- **GOAL OF THE EXERCISE**
Without the pictures, repeat the listing character for character.

- **DATASET EXTRACT**
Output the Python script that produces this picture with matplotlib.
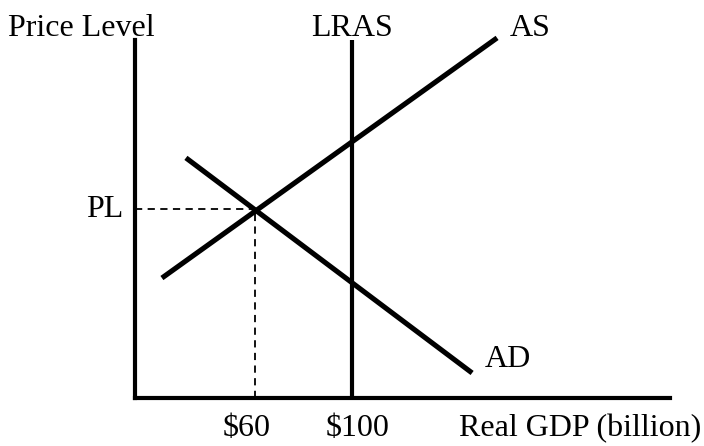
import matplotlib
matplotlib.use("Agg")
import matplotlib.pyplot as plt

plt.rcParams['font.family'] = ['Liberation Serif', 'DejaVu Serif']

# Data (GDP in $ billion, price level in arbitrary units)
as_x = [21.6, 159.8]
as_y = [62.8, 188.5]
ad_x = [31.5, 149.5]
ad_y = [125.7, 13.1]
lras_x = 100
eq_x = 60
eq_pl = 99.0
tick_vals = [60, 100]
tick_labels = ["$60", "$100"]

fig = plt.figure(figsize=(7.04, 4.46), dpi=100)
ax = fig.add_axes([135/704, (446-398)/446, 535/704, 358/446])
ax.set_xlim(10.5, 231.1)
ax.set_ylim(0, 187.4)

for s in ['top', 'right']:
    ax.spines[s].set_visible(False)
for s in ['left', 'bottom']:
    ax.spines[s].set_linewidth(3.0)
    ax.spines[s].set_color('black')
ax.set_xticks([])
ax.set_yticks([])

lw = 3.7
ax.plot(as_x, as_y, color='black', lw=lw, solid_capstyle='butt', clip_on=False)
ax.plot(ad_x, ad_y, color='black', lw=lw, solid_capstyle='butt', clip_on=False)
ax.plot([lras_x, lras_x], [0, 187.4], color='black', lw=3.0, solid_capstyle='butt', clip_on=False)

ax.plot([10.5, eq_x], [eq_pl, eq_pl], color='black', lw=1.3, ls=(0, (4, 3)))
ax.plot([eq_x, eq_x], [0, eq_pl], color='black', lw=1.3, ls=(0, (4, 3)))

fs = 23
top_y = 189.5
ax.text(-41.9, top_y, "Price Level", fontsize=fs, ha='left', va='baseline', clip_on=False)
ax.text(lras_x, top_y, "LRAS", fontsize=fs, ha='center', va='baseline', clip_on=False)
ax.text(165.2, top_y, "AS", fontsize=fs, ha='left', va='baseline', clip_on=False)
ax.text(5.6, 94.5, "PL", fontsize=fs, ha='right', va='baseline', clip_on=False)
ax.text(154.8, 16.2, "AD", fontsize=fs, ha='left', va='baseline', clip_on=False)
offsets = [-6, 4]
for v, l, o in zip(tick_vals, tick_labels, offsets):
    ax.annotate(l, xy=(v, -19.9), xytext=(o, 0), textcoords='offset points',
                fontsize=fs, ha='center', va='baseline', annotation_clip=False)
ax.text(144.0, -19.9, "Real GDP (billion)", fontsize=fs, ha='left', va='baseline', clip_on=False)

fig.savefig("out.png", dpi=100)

- **RESPONSE TO THE TASK**
Output the Python script that produces this picture with matplotlib.
import matplotlib
matplotlib.use("Agg")
import matplotlib.pyplot as plt

plt.rcParams['font.family'] = ['Liberation Serif', 'DejaVu Serif']

# Data (GDP in $ billion, price level in arbitrary units)
as_x = [21.6, 159.8]
as_y = [62.8, 188.5]
ad_x = [31.5, 149.5]
ad_y = [125.7, 13.1]
lras_x = 100
eq_x = 60
eq_pl = 99.0
tick_vals = [60, 100]
tick_labels = ["$60", "$100"]

fig = plt.figure(figsize=(7.04, 4.46), dpi=100)
ax = fig.add_axes([135/704, (446-398)/446, 535/704, 358/446])
ax.set_xlim(10.5, 231.1)
ax.set_ylim(0, 187.4)

for s in ['top', 'right']:
    ax.spines[s].set_visible(False)
for s in ['left', 'bottom']:
    ax.spines[s].set_linewidth(3.0)
    ax.spines[s].set_color('black')
ax.set_xticks([])
ax.set_yticks([])

lw = 3.7
ax.plot(as_x, as_y, color='black', lw=lw, solid_capstyle='butt', clip_on=False)
ax.plot(ad_x, ad_y, color='black', lw=lw, solid_capstyle='butt', clip_on=False)
ax.plot([lras_x, lras_x], [0, 187.4], color='black', lw=3.0, solid_capstyle='butt', clip_on=False)

ax.plot([10.5, eq_x], [eq_pl, eq_pl], color='black', lw=1.3, ls=(0, (4, 3)))
ax.plot([eq_x, eq_x], [0, eq_pl], color='black', lw=1.3, ls=(0, (4, 3)))

fs = 23
top_y = 189.5
ax.text(-41.9, top_y, "Price Level", fontsize=fs, ha='left', va='baseline', clip_on=False)
ax.text(lras_x, top_y, "LRAS", fontsize=fs, ha='center', va='baseline', clip_on=False)
ax.text(165.2, top_y, "AS", fontsize=fs, ha='left', va='baseline', clip_on=False)
ax.text(5.6, 94.5, "PL", fontsize=fs, ha='right', va='baseline', clip_on=False)
ax.text(154.8, 16.2, "AD", fontsize=fs, ha='left', va='baseline', clip_on=False)
offsets = [-6, 4]
for v, l, o in zip(tick_vals, tick_labels, offsets):
    ax.annotate(l, xy=(v, -19.9), xytext=(o, 0), textcoords='offset points',
                fontsize=fs, ha='center', va='baseline', annotation_clip=False)
ax.text(144.0, -19.9, "Real GDP (billion)", fontsize=fs, ha='left', va='baseline', clip_on=False)

fig.savefig("out.png", dpi=100)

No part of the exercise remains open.